Giant Rogue Ocean Waves Surprisingly Common, Satellites Show - mhb
http://news.nationalgeographic.com/news/2004/08/0810_040810_rogue_waves.html

======
rjurney
You kind of get this feeling while surfing. When you have clean, calm sets -
every so often, like every few hours depending, there's a big, bad ass outside
that comes and if you stay where you are, it will break on you - so everyone
scrambles to paddle out towards it before it gets to you. If you get outside
in time you get to turn around and catch it early for a nice long ride.

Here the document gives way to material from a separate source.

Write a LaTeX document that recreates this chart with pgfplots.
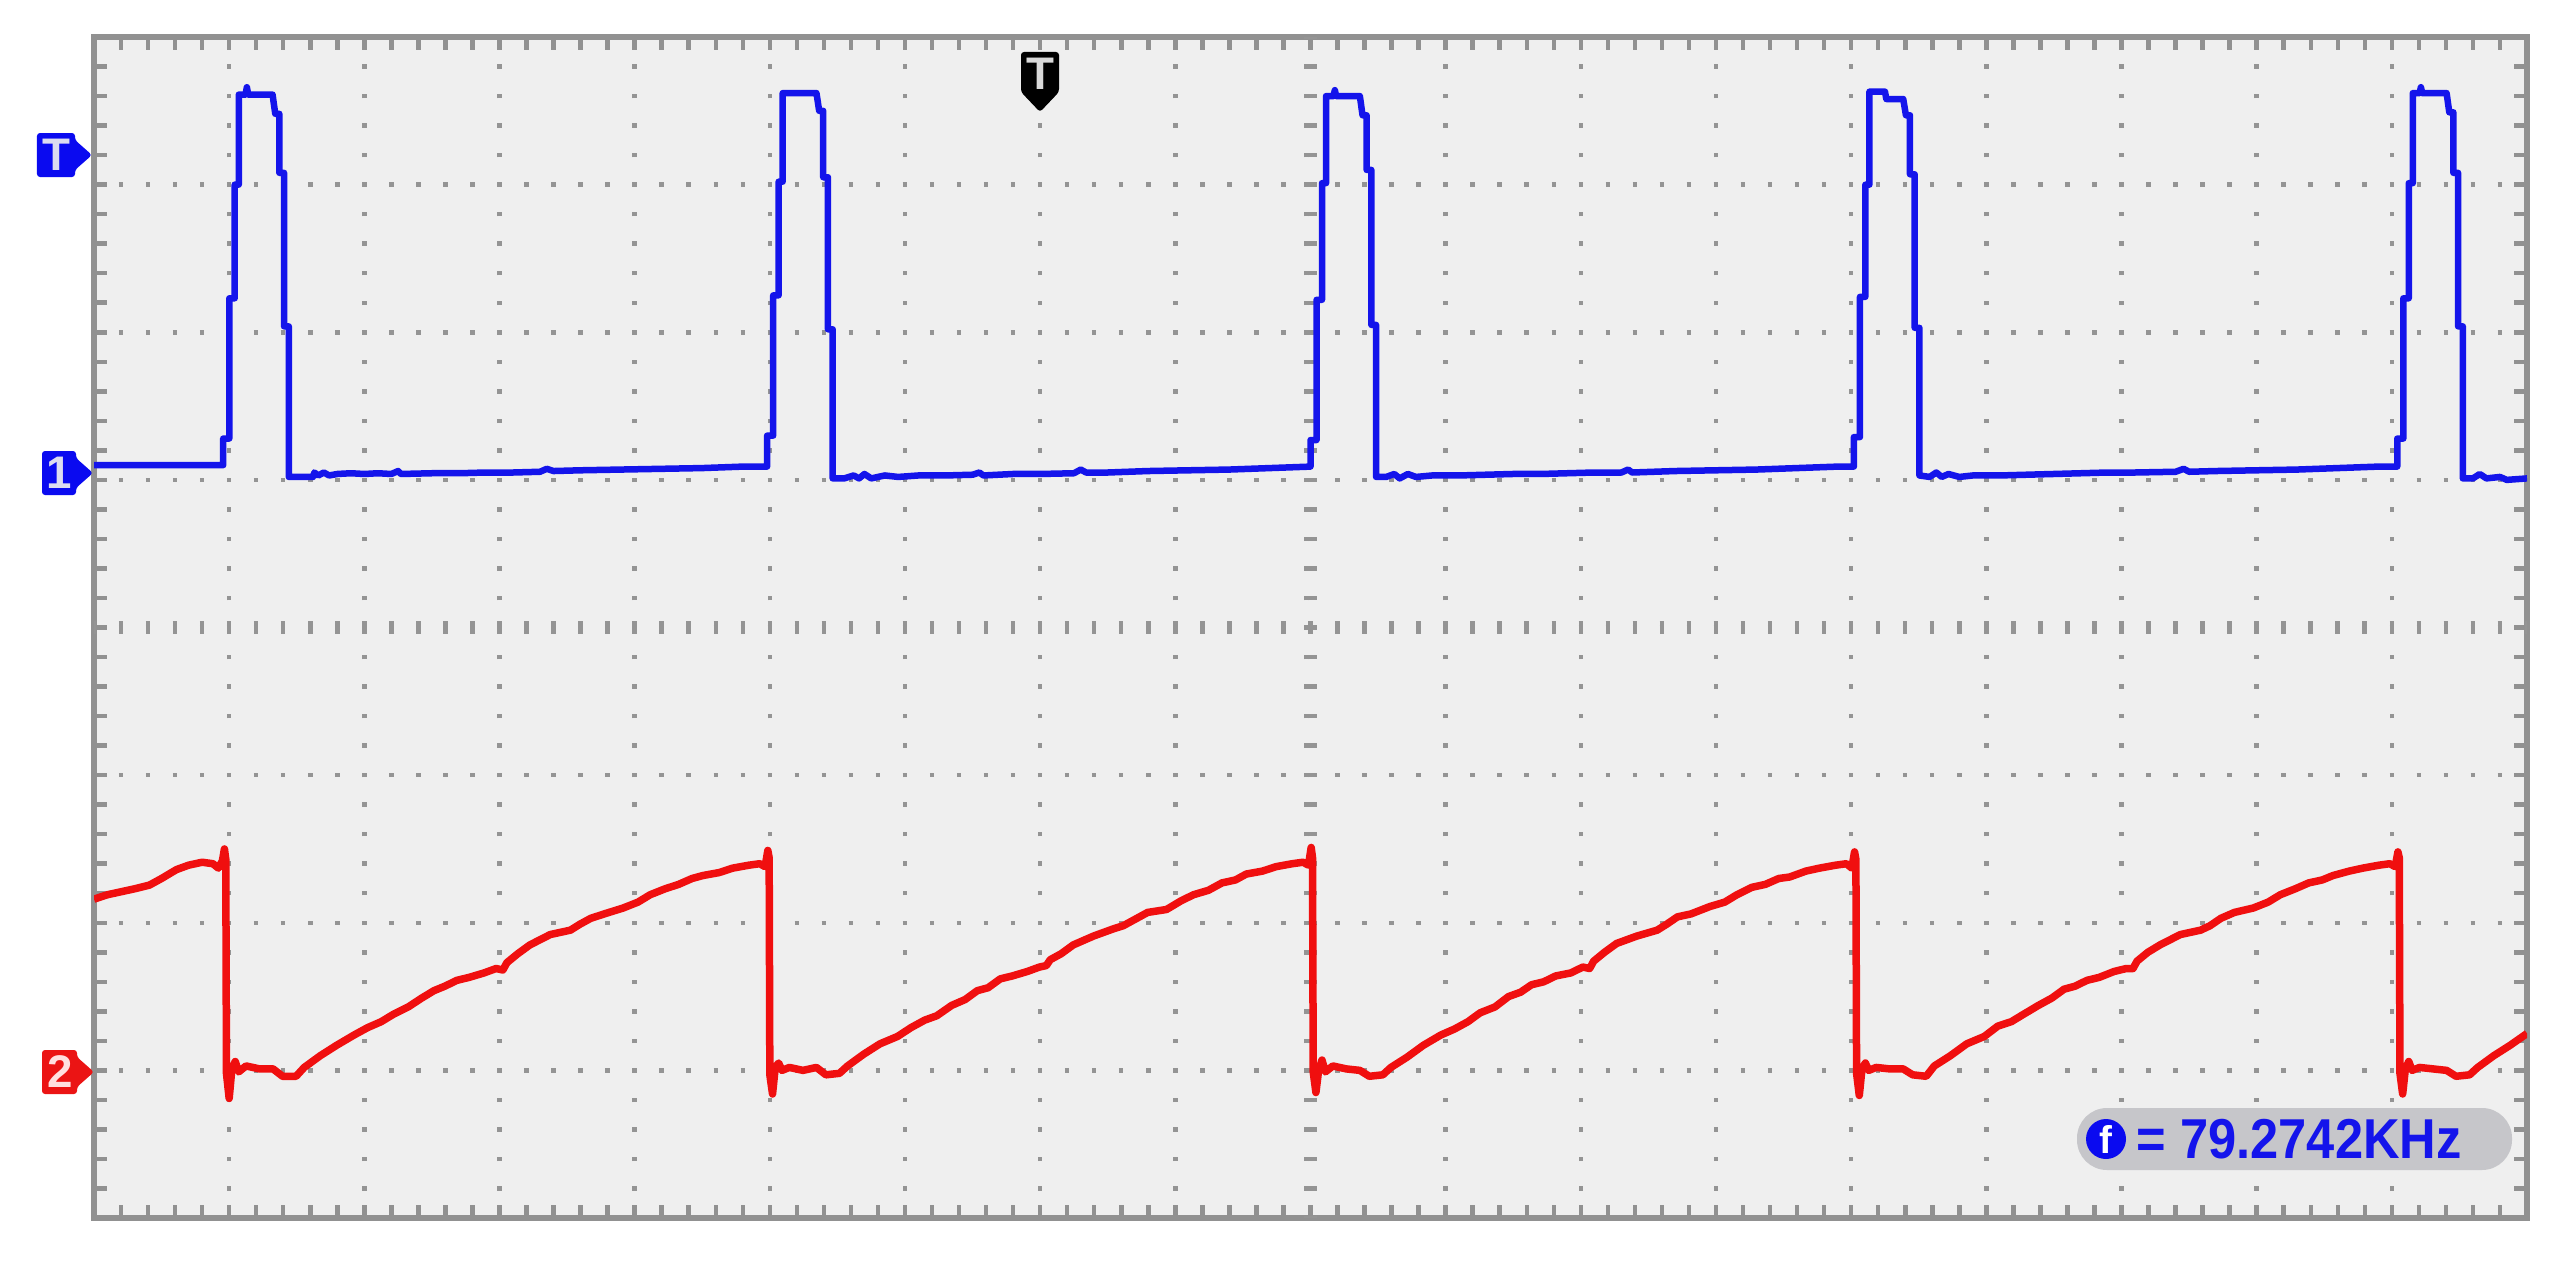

Sometimes you'll have orderly sets for hours, and then there's one that has
combined into a big, bad ass wave twice as powerful as any other. Its great to
see.

------
petewarden
It's worth checking out Wikipedia to find some other sources:
<http://en.wikipedia.org/wiki/Rogue_wave>

It seems like the article is based on a press release which contains a few
sensational claims, eg 200 large ships sunk by rogue waves seems dubious,
since Lloyds only reports 124 total losses in the time period, most from the
Iran/Iraq war: <http://en.wikipedia.org/wiki/Rogue_wave#Loss_estimates>

I have to admit I'm fascinated by the whole topic, and wasted an afternoon
digging into it. Now if there was only a connection to giant squid too, I'd be
in heaven.

------
asdlfj2sd33
I've heard tell that physicists had been claiming freak waves are eminently
possible, the math clearly shows it.

That sailors had been claiming they had witnessed and/or experienced such
freak waves.

But oceanographers were doubtful and that was the accepted status quo on freak
waves until one of them was caught on camera hitting an oil rig.

------
jacquesm
This was in the news a while ago, I recall they said that it was already
affecting the design of ships that had not had their keel laid.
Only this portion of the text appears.